I’ve lived in a lot of places in the US and in my experience the places where this sort of stuff doesn’t happen are mainly large cities like NYC or San Francisco. And even then, it has to be the parts of those cities that are leaning on the more affluent side of things. It’s not just a USA Bible-Belt phenomenon… I’ve actually never lived in or visited the Bible Belt so it must be a lot worse there.
The funny thing is that everything I read (mainly fiction) or watch (movie) about the “cowboy” culture of rural America does not seem to reflect it much. OK it is clear that religion tends to ebb and flow, have low and high tides and there was a sort of a high one after 1970 (“moral majority”), still.

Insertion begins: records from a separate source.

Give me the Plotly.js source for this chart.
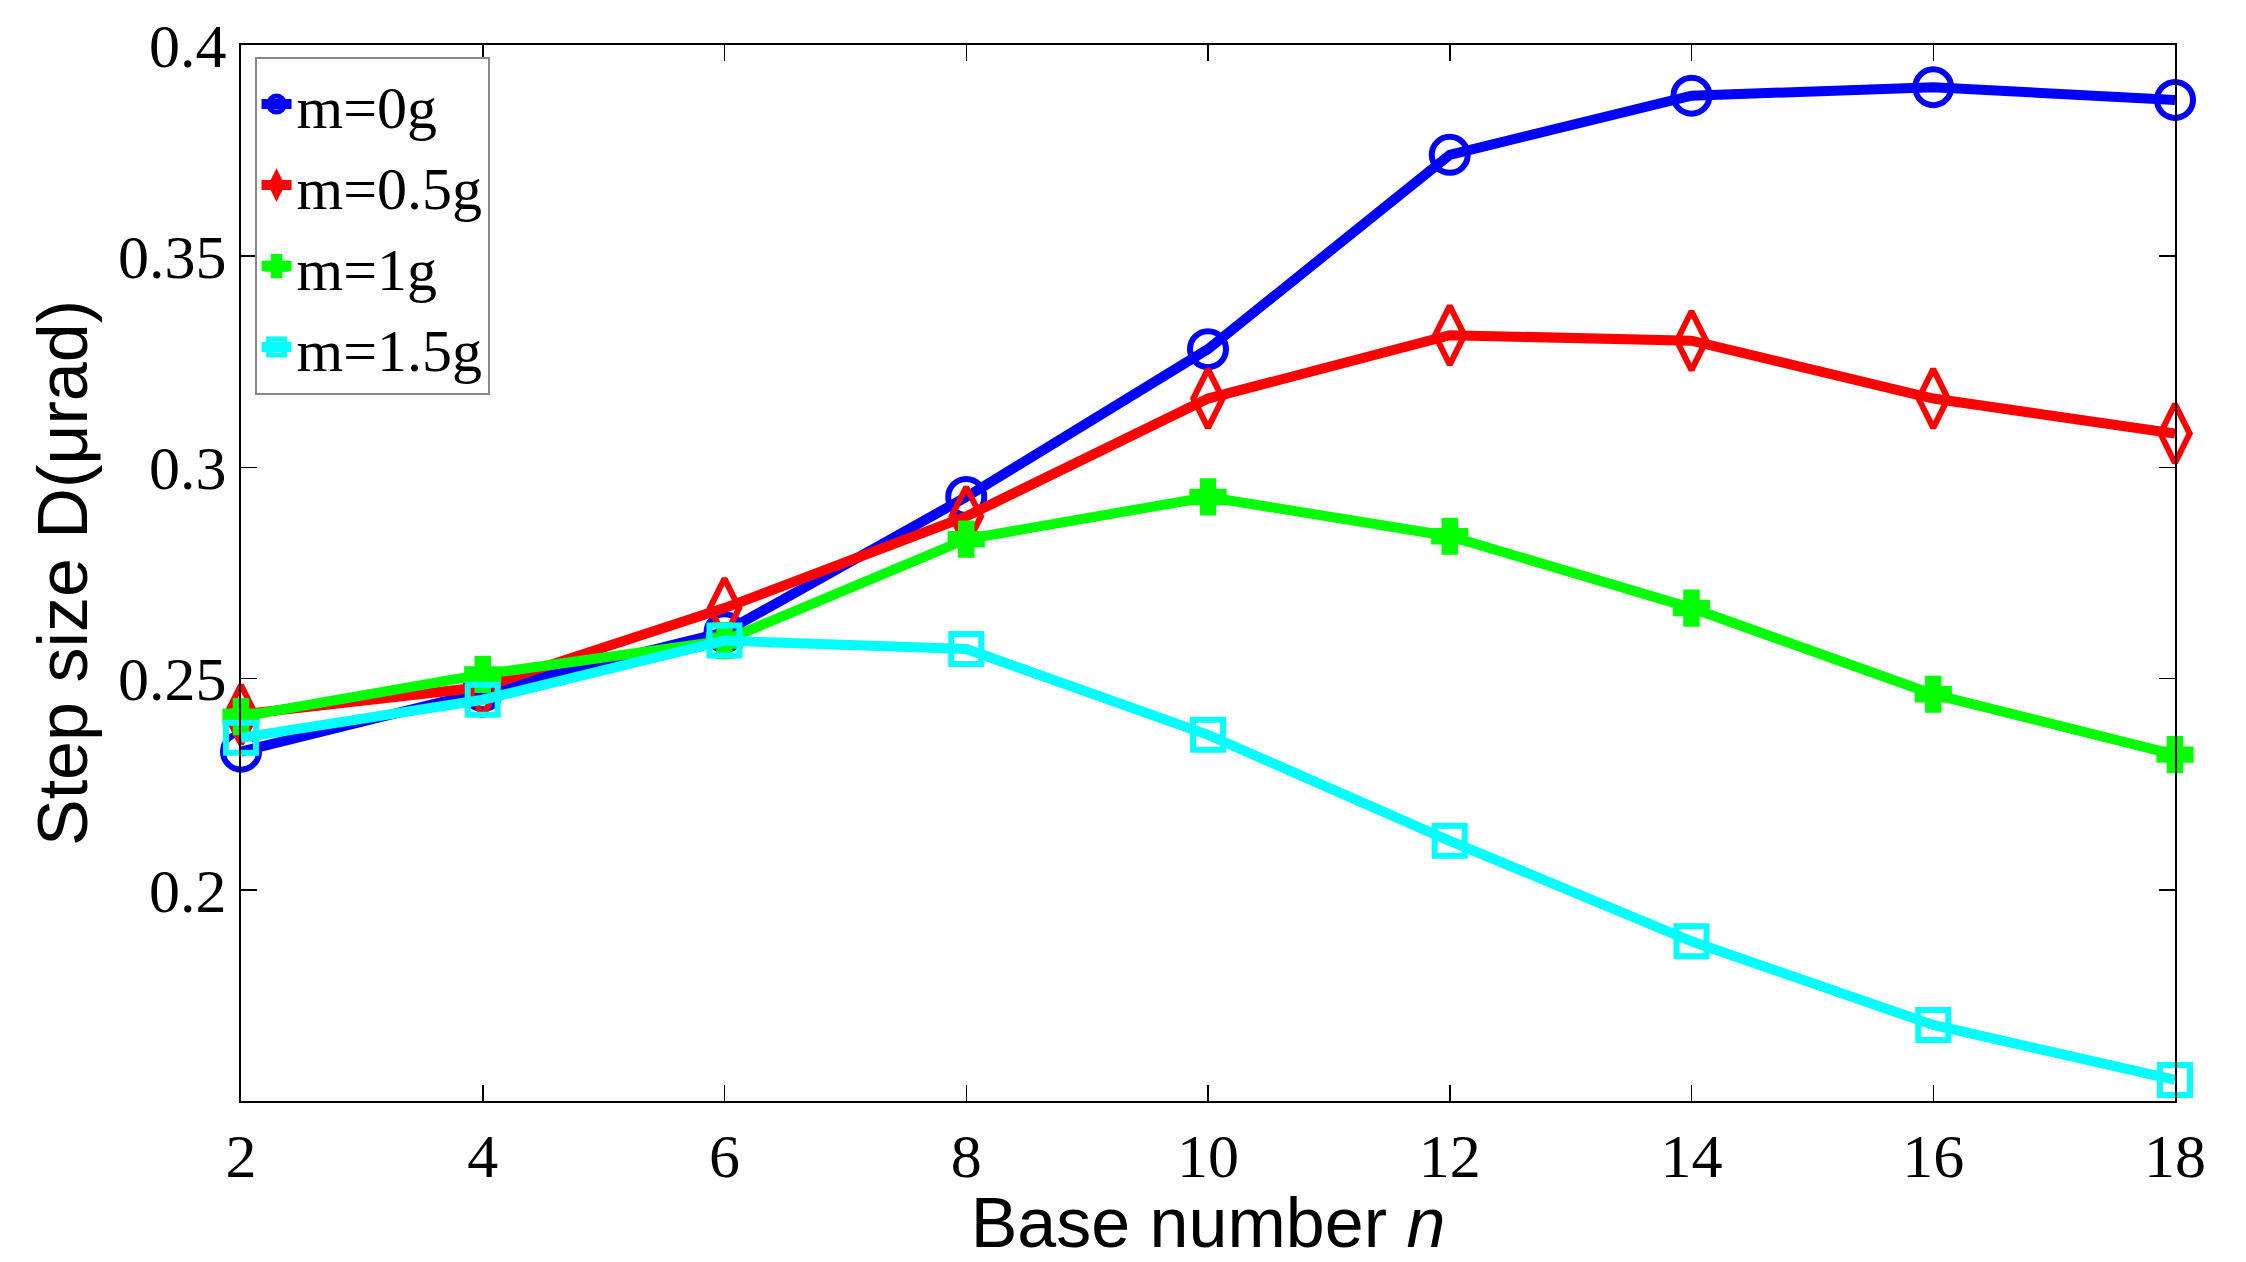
<!DOCTYPE html>
<html>
<head>
<meta charset="utf-8">
<script src="https://cdn.plot.ly/plotly-3.0.1.min.js"></script>
<style>html,body{margin:0;padding:0;background:#fff;}#chart{width:2246px;height:1262px;}</style>
</head>
<body>
<div id="chart"></div>
<script>
const baseNumbers = [2, 4, 6, 8, 10, 12, 14, 16, 18];
const m0g   = [0.2327, 0.2470, 0.2610, 0.2930, 0.3280, 0.3740, 0.3880, 0.3900, 0.3870];
const m05g  = [0.2415, 0.2480, 0.2667, 0.2884, 0.3163, 0.3313, 0.3300, 0.3163, 0.3080];
const m1g   = [0.2410, 0.2510, 0.2590, 0.2830, 0.2930, 0.2837, 0.2667, 0.2463, 0.2320];
const m15g  = [0.2360, 0.2450, 0.2590, 0.2570, 0.2367, 0.2116, 0.1878, 0.1680, 0.1550];
const seriesNames = ['m=0g', 'm=0.5g', 'm=1g', 'm=1.5g'];
const xTicks = [2, 4, 6, 8, 10, 12, 14, 16, 18];
const yTicks = [0.2, 0.25, 0.3, 0.35, 0.4];
const yTickLabels = ['0.2', '0.25', '0.3', '0.35', '0.4'];

function tr(y, name, color, symbol, msize) {
  return {
    x: baseNumbers, y: y, name: name, type: 'scatter', mode: 'lines+markers',
    cliponaxis: false,
    line: {color: color, width: 10},
    marker: {symbol: symbol, size: msize, color: color, line: {color: color, width: 6}}
  };
}
const data = [
  tr(m0g, seriesNames[0], '#0000ff', 'circle-open', 36),
  tr(m05g, seriesNames[1], '#ff0000', 'diamond-tall-open', 42),
  tr(m1g, seriesNames[2], '#00ff00', 'cross', 26),
  tr(m15g, seriesNames[3], '#00ffff', 'square-open', 30)
];
const layout = {
  width: 2246, height: 1262,
  paper_bgcolor: '#fff', plot_bgcolor: '#fff',
  margin: {l: 241, r: 71, t: 45, b: 161},
  showlegend: true,
  legend: {
    x: 0.007, y: 0.989, xanchor: 'left', yanchor: 'top',
    bgcolor: '#fff', bordercolor: '#888', borderwidth: 2,
    font: {family: 'Liberation Serif, Times New Roman, serif', size: 60, color: '#000'},
    itemwidth: 30, tracegroupgap: 0
  },
  xaxis: {
    range: [2, 18], tickvals: xTicks, ticktext: xTicks.map(String),
    showgrid: false, zeroline: false,
    showline: true, linecolor: '#000', linewidth: 2, mirror: 'ticks',
    ticks: 'inside', ticklen: 16, tickwidth: 1.5, tickcolor: '#000',
    tickfont: {family: 'Liberation Serif, Times New Roman, serif', size: 62, color: '#000'},
    title: {text: 'Base number <i>n</i>', font: {family: 'Liberation Sans, Arial, sans-serif', size: 70, color: '#000'}, standoff: 0}
  },
  yaxis: {
    range: [0.15, 0.4], tickvals: yTicks, ticktext: yTickLabels,
    showgrid: false, zeroline: false,
    showline: true, linecolor: '#000', linewidth: 2, mirror: 'ticks',
    ticks: 'inside', ticklen: 16, tickwidth: 1.5, tickcolor: '#000',
    tickfont: {family: 'Liberation Serif, Times New Roman, serif', size: 62, color: '#000'},
    title: {text: 'Step size D(μrad)', font: {family: 'Liberation Sans, Arial, sans-serif', size: 70, color: '#000'}, standoff: 8}
  }
};
Plotly.newPlot('chart', data, layout, {displayModeBar: false, staticPlot: true});
</script>
</body>
</html>
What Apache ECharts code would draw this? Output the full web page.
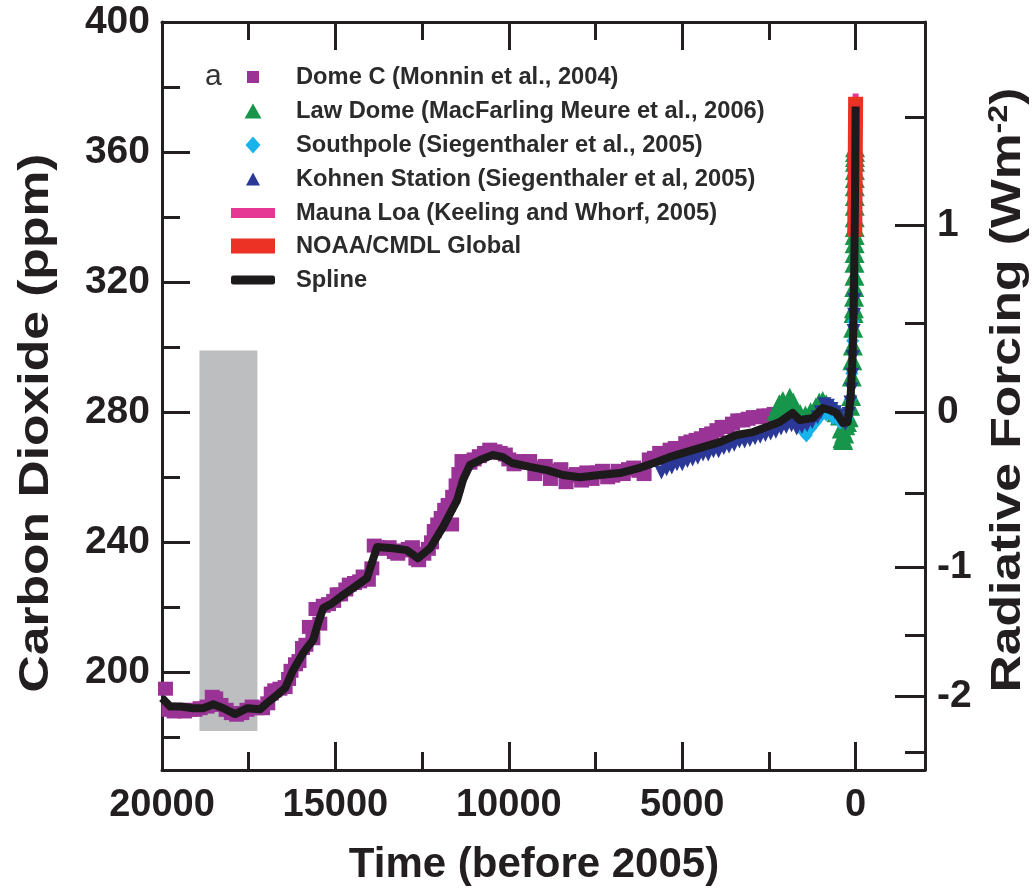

Random example: Axl Rose from Guns’n’Roses. He is such a typical rural guy, in fact, he kind of revolutionized rock fashion by doing away with leathers and chains and basically dressing on stage like like a rural US agricultural tractor driver. There is hardly any reference to either religiousness or atheism in the songs. Just seems to not care. The whole rock and roll culture does not seem to care much and apparently never did, no matter how much I go back in time, Easy Riders, or even further. That matters, because that is the most popular aspect of America over here :) Many an aging Euro guy imitates all this ride choppers, wear cowboy boots and hats, indian jewelry, booorn to be wiiild kind of thing and it is authentic so far that at the very least the American musicians whose songs get listened to really don’t seem to care either way.
(Although of course there is one confounding factor: all this kind of thing feels very American but is often surprisingly not so, Born to be Wild is actually a Canadian song and so on, these things have a prairie-cowboy-freedom feel, but not really sure to what extent do the reflect actual American experiences or aspirations. This may be a different topic, but I think it is relevant to understanding. There is an America-as-a-concept many an aging Euro guy loves and religion does not seem to play much a role in it. It is based on various things. Like westerns. Who makes the westerns? Surprisingly, Italians like Mario Girotti!
Let’s test this! I love this shop, and wear some things from here, and it is not out of place at all for an older Euro guy esp. a bit outside cities. How does it look like with American eyes—completely fake? Or normal? http://www.world-of-western.at/ and especially: http://www.world-of-western.com/shop?00000000000000fa04720fdc0000004a26150000&&kcc&navid=23007&kat=%5BSchmuck%5D&currblock=1&suche1=& )
My point is, is this “real America” AND I should imagine religion as part of it, or is the whole thing completely off?)
It looks like a very exaggerated version of one particular America. There are shops that sell this kind of merchandise in the Western US, but they sell as much to tourists as to folks who actually dress like this.
What you need to understand is that there is more than one distinctively American subculture in the US. In particular, there are at least two major poor, rural, white American cultures: the high-religiosity country music culture, and the low-religiosity rock/metal culture. Though they can often be found side by side in the same trailer park, the same home, or even sometimes the same individual, there is also some real tension between them. Rock/metal appeals more to teenage rebellion, rejection of responsibility and civilization, rootless adventure. Country is more aspirational and its adherents see themselves as salt-of-the-earth folks who love their family, flag, and God. I guess that doesn’t go over so much in Europe, so we mostly export rock culture. (Even in the US, urban upper-middle-class people tend to get the two cultures confused since they both equally reject things like suits and liberal arts degrees and clever hipster music.)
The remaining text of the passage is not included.